## START Data extract
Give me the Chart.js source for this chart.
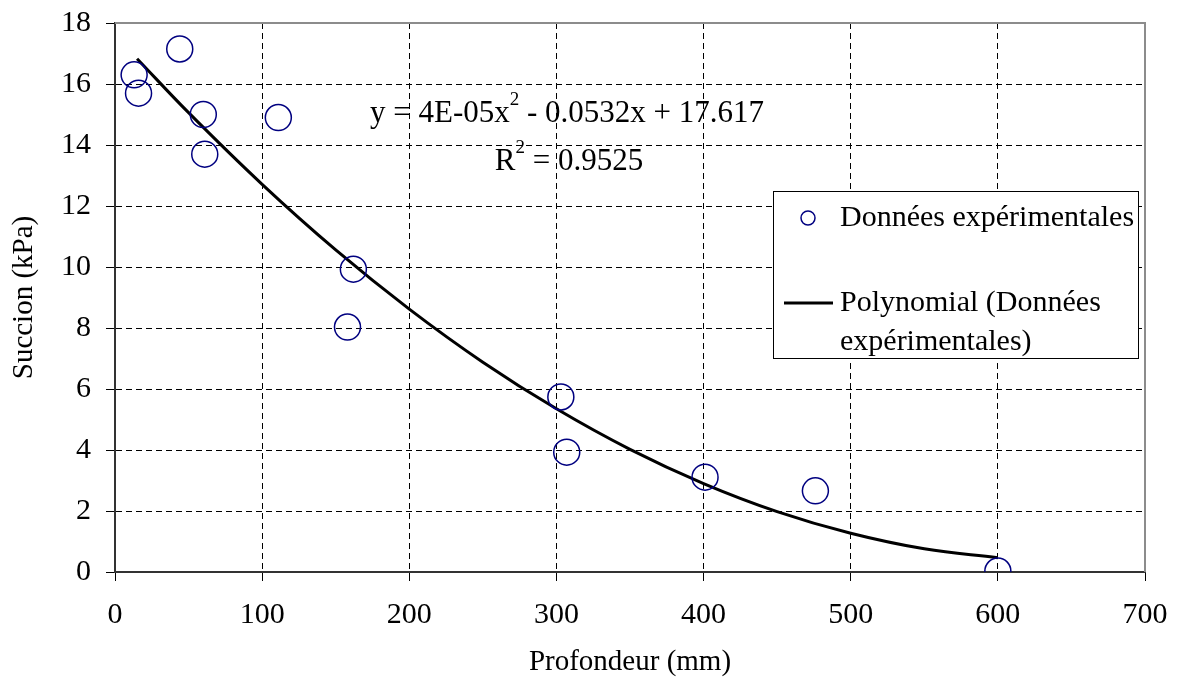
<!DOCTYPE html>
<html>
<head>
<meta charset="utf-8">
<script src="https://cdn.jsdelivr.net/npm/chart.js@4"></script>
<style>
  body { margin: 0; background: #fff; }
</style>
</head>
<body>
<canvas id="suction-chart" width="1178" height="684"></canvas>
<script>
// mesures (profondeur en mm, succion en kPa)
const depth = [13, 16, 44, 60, 61, 111, 162, 158, 303, 307, 401, 476, 600];
const suction = [16.3, 15.7, 17.15, 15.0, 13.7, 14.9, 9.93, 8.03, 5.74, 3.93, 3.11, 2.66, 0.03];

// courbe de tendance
const trendDepth = [15, 50, 100, 150, 200, 250, 300, 350, 400, 450, 500, 550, 600];
const trendSuction = [16.83, 15.06, 12.71, 10.56, 8.62, 6.88, 5.35, 4.02, 2.90, 1.98, 1.27, 0.76, 0.47];

const seriesLabels = ['Données expérimentales', 'Polynomial (Données expérimentales)'];
const serif = "'Liberation Serif', 'Times New Roman', serif";

const toPoints = (xs, ys) => xs.map((x, i) => ({x: x, y: ys[i]}));

// légende + équation dessinées à la main
const extras = {
  id: 'extras',
  afterDraw(chart) {
    const ctx = chart.ctx;
    const a = chart.chartArea;
    ctx.save();
    // cadre gris haut/droite
    ctx.strokeStyle = '#8c8c8c';
    ctx.lineWidth = 2;
    ctx.beginPath();
    ctx.moveTo(a.left, a.top);
    ctx.lineTo(a.right, a.top);
    ctx.lineTo(a.right, a.bottom);
    ctx.stroke();

    // équation
    ctx.fillStyle = '#000';
    ctx.textBaseline = 'middle';
    ctx.textAlign = 'left';
    const big = '31px ' + serif, small = '19px ' + serif;
    const p1 = 'y = 4E-05x', p2 = ' - 0.0532x + 17.617';
    ctx.font = small;
    const wSup = ctx.measureText('2').width;
    ctx.font = big;
    const w1 = ctx.measureText(p1).width, w2 = ctx.measureText(p2).width;
    let x0 = 567 - (w1 + wSup + w2) / 2;
    ctx.fillText(p1, x0, 114);
    ctx.font = small;
    ctx.fillText('2', x0 + w1, 100);
    ctx.font = big;
    ctx.fillText(p2, x0 + w1 + wSup, 114);

    const r1 = 'R', r2 = ' = 0.9525';
    const wr1 = ctx.measureText(r1).width, wr2 = ctx.measureText(r2).width;
    x0 = 569 - (wr1 + wSup + wr2) / 2;
    ctx.fillText(r1, x0, 162);
    ctx.font = small;
    ctx.fillText('2', x0 + wr1, 148);
    ctx.font = big;
    ctx.fillText(r2, x0 + wr1 + wSup, 162);

    // légende
    ctx.fillStyle = '#fff';
    ctx.fillRect(773, 191, 365, 167);
    ctx.strokeStyle = '#000';
    ctx.lineWidth = 1;
    ctx.strokeRect(773.5, 191.5, 365, 167);

    ctx.strokeStyle = '#000080';
    ctx.lineWidth = 1.5;
    ctx.beginPath();
    ctx.arc(808, 218, 7, 0, Math.PI * 2);
    ctx.stroke();

    ctx.strokeStyle = '#000';
    ctx.lineWidth = 3;
    ctx.beginPath();
    ctx.moveTo(784, 303);
    ctx.lineTo(833, 303);
    ctx.stroke();

    ctx.fillStyle = '#000';
    ctx.font = '30px ' + serif;
    ctx.fillText(seriesLabels[0], 840, 218);
    ctx.fillText('Polynomial (Données', 840, 303);
    ctx.fillText('expérimentales)', 840, 342);
    ctx.restore();
  }
};

new Chart(document.getElementById('suction-chart'), {
  type: 'scatter',
  data: {
    datasets: [{
      label: seriesLabels[0],
      data: toPoints(depth, suction),
      pointRadius: 13,
      pointHoverRadius: 13,
      pointBorderColor: '#000080',
      pointBackgroundColor: 'rgba(0,0,0,0)',
      pointBorderWidth: 1.5,
      order: 1
    }, {
      label: seriesLabels[1],
      data: toPoints(trendDepth, trendSuction),
      showLine: true,
      borderColor: '#000',
      borderWidth: 3,
      pointRadius: 0,
      tension: 0.4,
      order: 2
    }]
  },
  plugins: [extras],
  options: {
    responsive: false,
    animation: false,
    layout: {padding: {top: 23, right: 33, left: 0, bottom: 0}},
    plugins: {
      legend: {display: false},
      tooltip: {enabled: false}
    },
    scales: {
      x: {
        min: 0, max: 700,
        ticks: {stepSize: 100, color: '#000', padding: 16, font: {family: serif, size: 30}},
        grid: {color: '#000', lineWidth: 1, tickLength: 9, tickColor: '#000'},
        border: {color: '#333', width: 2, dash: [6, 4]},
        title: {display: true, text: 'Profondeur (mm)', color: '#000',
                font: {family: serif, size: 29}, padding: {top: 0, bottom: 4}},
        afterFit: (s) => { s.height = 112; s.paddingLeft = 0; s.paddingRight = 0; }
      },
      y: {
        min: 0, max: 18,
        ticks: {stepSize: 2, color: '#000', padding: 15, font: {family: serif, size: 30}},
        grid: {color: '#000', lineWidth: 1, tickLength: 9, tickColor: '#000'},
        border: {color: '#333', width: 2, dash: [6, 4]},
        title: {display: true, text: 'Succion (kPa)', color: '#000',
                font: {family: serif, size: 29}, padding: {top: 7, bottom: 0}},
        afterFit: (s) => { s.width = 115; s.paddingTop = 0; s.paddingBottom = 0; }
      }
    }
  }
});
</script>
</body>
</html>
## END Data extract
* Aim of the task: Within the listing above, copy each line that has the string "chart".

* Result of this task:
Give me the Chart.js source for this chart.
<script src="https://cdn.jsdelivr.net/npm/chart.js@4"></script>
<canvas id="suction-chart" width="1178" height="684"></canvas>
  afterDraw(chart) {
    const ctx = chart.ctx;
    const a = chart.chartArea;
new Chart(document.getElementById('suction-chart'), {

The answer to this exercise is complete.